In this decision by the Alberta Court of Appeal, the court ruled that collaborative family law practitioners must meet the same standard of care as family law litigators. Have a look at the article by Cristin Schmitz in Lawyers Weekly here: http://www.lawyersweekly-digital.com/lawyersweekly/3038?pg=14#pg14
You can also read the full decision here: http://www.canlii.org/en/ab/abca/doc/2011/2011abca13/2011abca13.html

This was a case where a client sued her collaborative family lawyer for failing to provide her with proper and complete legal advice during the collaborative family law process which the client and her ex-husband were participating in. In particular, when the client instructed the lawyer that she wanted to waive receiving financial disclosure from her ex-husband regarding the value of his dry cleaning company, her lawyer did not explain the risks and losses attendant upon her waiving receipt of full information from the other side. Accordingly, the client later claimed that she made an uninformed decision regarding some of her rights when she entered into a binding separation agreement with her ex-husband.

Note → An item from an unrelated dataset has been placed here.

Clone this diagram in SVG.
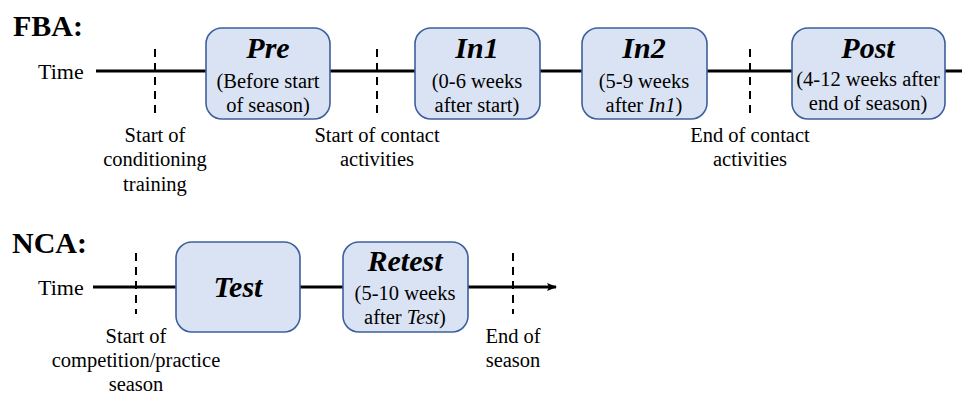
<svg xmlns="http://www.w3.org/2000/svg" width="962" height="396" viewBox="0 0 962 396">
  <style>
    text { font-family: "Liberation Serif", "Times New Roman", serif; fill: #000; }
    .head { font-size: 30px; font-weight: bold; }
    .time { font-size: 22px; }
    .lbl { font-size: 20.5px; text-anchor: middle; }
    .ttl { font-size: 30px; font-weight: bold; font-style: italic; text-anchor: middle; }
    .sub { font-size: 20.5px; text-anchor: middle; }
    .box { fill: #dae3f3; stroke: #3e5f9c; stroke-width: 1.6; }
    .axis { stroke: #000; stroke-width: 3; fill: none; }
    .tick { stroke: #000; stroke-width: 2; stroke-dasharray: 8 6; }
  </style>
  <defs>
    <marker id="arrow" markerWidth="10" markerHeight="8" refX="9" refY="4" orient="auto" markerUnits="userSpaceOnUse">
      <path d="M0,0 L10,4 L0,8 L2,4 Z" fill="#000"/>
    </marker>
  </defs>
  <rect width="962" height="396" fill="#fff"/>

  <!-- time axes and dashed milestone ticks -->
  <g id="connectors">
    <line class="axis" x1="96" y1="71" x2="962" y2="71"/>
    <line class="tick" x1="155" y1="49" x2="155" y2="113"/>
    <line class="tick" x1="377" y1="49" x2="377" y2="113"/>
    <line class="tick" x1="750" y1="49" x2="750" y2="113"/>
    <line class="axis" x1="93" y1="287" x2="556" y2="287" marker-end="url(#arrow)"/>
    <line class="tick" x1="136" y1="253" x2="136" y2="314"/>
    <line class="tick" x1="513" y1="253" x2="513" y2="314"/>
  </g>

  <!-- FBA timeline -->
  <text class="head" x="13" y="36">FBA:</text>
  <text class="time" x="38" y="79">Time</text>

  <g id="pre">
    <rect class="box" x="206" y="28" width="124" height="91" rx="16"/>
    <text class="ttl" x="268" y="58">Pre</text>
    <text class="sub" x="268" y="88">(Before start</text>
    <text class="sub" x="268" y="112">of season)</text>
  </g>
  <g id="in1">
    <rect class="box" x="415" y="28" width="125" height="91" rx="16"/>
    <text class="ttl" x="477" y="58">In1</text>
    <text class="sub" x="477" y="88">(0-6 weeks</text>
    <text class="sub" x="477" y="112">after start)</text>
  </g>
  <g id="in2">
    <rect class="box" x="582" y="28" width="125" height="91" rx="16"/>
    <text class="ttl" x="644" y="58">In2</text>
    <text class="sub" x="644" y="88">(5-9 weeks</text>
    <text class="sub" x="644" y="112">after <tspan font-style="italic">In1</tspan>)</text>
  </g>
  <g id="post">
    <rect class="box" x="792" y="28" width="153" height="91" rx="16"/>
    <text class="ttl" x="868" y="58">Post</text>
    <text class="sub" x="868" y="86">(4-12 weeks after</text>
    <text class="sub" x="868" y="110">end of season)</text>
  </g>

  <g id="fba-marks">
    <text class="lbl" x="155" y="142">Start of</text>
    <text class="lbl" x="155" y="166">conditioning</text>
    <text class="lbl" x="155" y="191">training</text>
    <text class="lbl" x="377" y="142">Start of contact</text>
    <text class="lbl" x="377" y="166">activities</text>
    <text class="lbl" x="750" y="142">End of contact</text>
    <text class="lbl" x="750" y="166">activities</text>
  </g>

  <!-- NCA timeline -->
  <text class="head" x="12" y="253">NCA:</text>
  <text class="time" x="38" y="295">Time</text>

  <g id="test">
    <rect class="box" x="176" y="242" width="124" height="90" rx="16"/>
    <text class="ttl" x="238" y="297">Test</text>
  </g>
  <g id="retest">
    <rect class="box" x="343" y="242" width="125" height="90" rx="16"/>
    <text class="ttl" x="405" y="271">Retest</text>
    <text class="sub" x="405" y="300">(5-10 weeks</text>
    <text class="sub" x="405" y="324">after <tspan font-style="italic">Test</tspan>)</text>
  </g>

  <g id="nca-marks">
    <text class="lbl" x="136" y="343">Start of</text>
    <text class="lbl" x="136" y="367">competition/practice</text>
    <text class="lbl" x="136" y="391">season</text>
    <text class="lbl" x="513" y="343">End of</text>
    <text class="lbl" x="513" y="367">season</text>
  </g>
</svg>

The court ruled that the lawyer had indeed fallen below the standard of care owed to her client. The lawyer should have tried to obtain all relevant disclosure from the other side and provided a "legal model" analysis of the client's entitlements by law (in property division, spousal support and/or child support). Where a client insists that he/she does not want to obtain full disclosure from the other side and feels satisfied with "not knowing" certain information, a lawyer needs to tell the client that they cannot give proper legal advice based on the lack of information and to also advise the client that they may be accepting less or paying more in a settlement than what would be required by law. It is preferable that the lawyer communicate this in writing to the client.

I must say that this decision, albeit necessary, is nothing "earth shattering" to me or my fellow collaborative family law practitioners. We are fully aware that our primary role is to protect our clients the same way that a traditional family lawyer (ie. litigator) must. We must keep abreast of the changing law and we need to advise our clients about how the law affects them. People, including the lawyer who was sued, may have the misperception that in a collaborative family law process, the lawyers do not need to "cross their t's and dot their i's" in the process simply because the clients who have entered into the agreement seem happy with the deal they are reaching. The only difference between a settlement reached through collaborative family law process versus traditional negotiation or litigation is the tone of the process itself -- the collaborative process is premised on the parties and lawyers working collaboratively, whereas the traditional negotiation/litigation process is not. However, both processes require that clients receive thorough and well reasoned legal advice before they enter into binding agreements. The standards of that legal advice are definitely no different between the processes. (In fact, many of today's collaborative practitioners were once traditional family lawyers practicing in the court system.)